Even after an arrest is made, prosecutors still have to put the case together. To get a conviction, prosecutor Daly said videotapes and confessions aren't necessary.

But the prosecutor has to connect the suspect to the fire, through his statements or any tracks he may have left behind. The prosecutor also has to prove that the arsonist intentionally started the fire.

Steve Harmon, a Riverside defense attorney who has represented several alleged arsonists, said prosecutors who cannot establish a strong witness, circumstantial evidence or motive are hamstrung in their attempts to seek convictions. But prosecutors have the advantage of emotion.

"The jury will have little sympathy for someone accused of arson," Harmon said. Arsonists are typically white men in their late teens to mid-20s, experts said. Some start the fires because they want attention or because they want to seek revenge, while others are thrill seekers who get an adrenaline rush from setting a blaze.

Although there have been some high-profile federal arson cases, most are filed by state authorities, who have many more resources devoted to such cases.

The penalties in arson cases depend on how the fire was started. In state court, the maximum penalty for starting a fire recklessly is six years in state prison. An arsonist who sets a fire intentionally faces harsher penalties.

A freelance videographer who allegedly set a brush fire last year in the Leona Valley that burned more than 5,000 acres and destroyed four homes was charged with five counts of arson. He could be sentenced to life in prison if convicted. In a federal case, an arsonist could be imprisoned for 20 years.

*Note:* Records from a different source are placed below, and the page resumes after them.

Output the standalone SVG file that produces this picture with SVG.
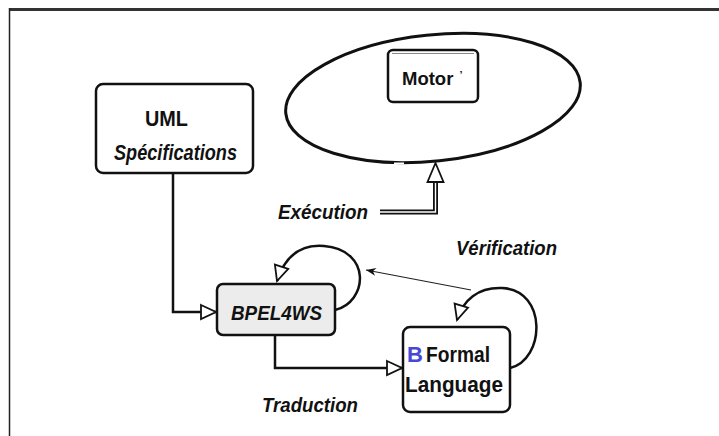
<svg xmlns="http://www.w3.org/2000/svg" width="719" height="436" viewBox="0 0 719 436">
  <style>
    .lbl { font-family: "Liberation Sans", Arial, sans-serif; font-weight: bold; fill: #111; }
    .it { font-style: italic; }
    .box { fill: #fff; stroke: #111; stroke-width: 2.5; }
    .wire { fill: none; stroke: #111; stroke-width: 2.5; }
  </style>
  <defs>
    <marker id="hollow" markerUnits="userSpaceOnUse" markerWidth="20" markerHeight="20" viewBox="0 0 20 20" refX="17" refY="10" orient="auto">
      <path d="M2,3 L17,10 L2,17 Z" fill="#fff" stroke="#111" stroke-width="1.8"/>
    </marker>
    <marker id="thin" markerUnits="userSpaceOnUse" markerWidth="12" markerHeight="12" viewBox="0 0 12 12" refX="11" refY="6" orient="auto">
      <path d="M1,2 L11,6 L1,10 L4,6 Z" fill="#111"/>
    </marker>
  </defs>

  <rect width="719" height="436" fill="#fff"/>

  <!-- frame -->
  <line x1="9" y1="9.5" x2="719" y2="9.5" stroke="#333" stroke-width="3"/>
  <line x1="9.5" y1="8" x2="9.5" y2="436" stroke="#222" stroke-width="1.5"/>

  <!-- engine ellipse -->
  <g id="engine">
    <ellipse cx="433" cy="98" rx="148" ry="63" transform="rotate(-6 433 98)" fill="#fff" stroke="#111" stroke-width="3"/>
    <rect x="462" y="40.5" width="10" height="2" fill="#fff"/>
    <rect x="394" y="162.5" width="10" height="2" fill="#fff"/>
  </g>

  <g id="motor">
    <rect x="388" y="50" width="90" height="52" rx="5" class="box"/>
    <line x1="392" y1="53.5" x2="474" y2="53.5" stroke="#888" stroke-width="1"/>
    <text x="402" y="85" class="lbl" font-size="18.5">Motor<tspan font-size="11" dx="6" dy="-6">ʼ</tspan></text>
  </g>

  <g id="uml">
    <rect x="96" y="84" width="157" height="89" rx="7" class="box"/>
    <line x1="99.5" y1="95" x2="99.5" y2="162" stroke="#fff" stroke-width="0.8"/>
    <line x1="249.5" y1="95" x2="249.5" y2="162" stroke="#fff" stroke-width="0.8"/>
    <text x="145" y="126" class="lbl" font-size="22" textLength="43" lengthAdjust="spacingAndGlyphs">UML</text>
    <text x="114" y="160" class="lbl it" font-size="22" textLength="123" lengthAdjust="spacingAndGlyphs">Spécifications</text>
  </g>

  <g id="bpel">
    <rect x="217" y="284" width="118" height="51" rx="6" fill="#ececec" stroke="#111" stroke-width="2.5"/>
    <text x="231" y="320" class="lbl it" font-size="21" textLength="91" lengthAdjust="spacingAndGlyphs">BPEL4WS</text>
  </g>

  <g id="formal">
    <rect x="403" y="327" width="107" height="85" rx="7" class="box"/>
    <text x="407" y="362" class="lbl" font-size="22" style="fill:#4848d8">B</text>
    <text x="426" y="362" class="lbl" font-size="22" textLength="64" lengthAdjust="spacingAndGlyphs">Formal</text>
    <text x="405" y="392" class="lbl" font-size="22" textLength="98" lengthAdjust="spacingAndGlyphs">Language</text>
  </g>

  <!-- connectors -->
  <g id="connectors">
    <path d="M173,173 V312 H216" class="wire" marker-end="url(#hollow)"/>
    <path d="M275,335 V368 H402" class="wire" marker-end="url(#hollow)"/>
    <path d="M335,310 C368,302 372,250 324,246 C300,244 285,256 277,281" class="wire" stroke-width="3" marker-end="url(#hollow)"/>
    <path d="M510,368 C545,360 548,290 502,288 C478,287 463,300 457,320" class="wire" stroke-width="3" marker-end="url(#hollow)"/>
    <path d="M471,290 L366,270" fill="none" stroke="#222" stroke-width="1.2" marker-end="url(#thin)"/>
    <!-- double-line execution link -->
    <path d="M380,212 H435.5 V180" fill="none" stroke="#111" stroke-width="5"/>
    <path d="M380,212 H435.5 V180" fill="none" stroke="#fff" stroke-width="1.4"/>
    <path d="M435.5,182 L427.5,182 L435.5,163 L443.5,182 Z" fill="#fff" stroke="#111" stroke-width="1.8"/>
  </g>

  <text x="278" y="219" class="lbl it" font-size="21" textLength="90" lengthAdjust="spacingAndGlyphs">Exécution</text>
  <text x="456" y="255" class="lbl it" font-size="21" textLength="101" lengthAdjust="spacingAndGlyphs">Vérification</text>
  <text x="262" y="412" class="lbl it" font-size="21" textLength="96" lengthAdjust="spacingAndGlyphs">Traduction</text>
</svg>
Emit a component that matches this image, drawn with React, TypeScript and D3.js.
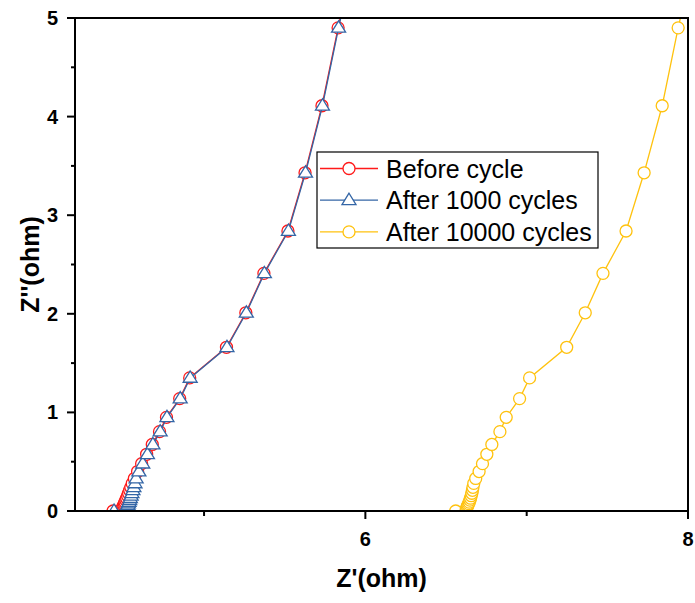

If anyone dies during the fire, the arsonist could face a death sentence. A prosecutor does not have to prove that the arsonist specifically intended to kill someone, but rather that he intended to commit arson and that someone died.

"Arson is a classic felony murder," Loyola Law School professor Laurie Levenson said, referring to a class of cases in which a death flows from another crime.

San Bernardino County prosecutors have already said that those wanted for setting the Old fire will be subject to multiple murder charges tied to the deaths of four elderly men who suffered fatal heart attacks shortly after the fire began. The county sheriff said he considers all four deaths homicides caused by the arsonists.

"These deaths occurred as these people were either watching their home burn or in the process of evacuation," said Anne Marie Duncan, the lead arson prosecutor in the San Bernardino County district attorney's office. "In my assessment, someone dying while packing to evacuate is a direct and probable consequence of the arson."

Investigators said they had to identify suspects before anybody could be arrested. And that could take some time, unless the public comes forward with valuable tips.

"It's challenging," said Alan Carlson, battalion chief and investigator for the California Department of Forestry. "Most of us don't like to give up. We keep after them, sometimes for years."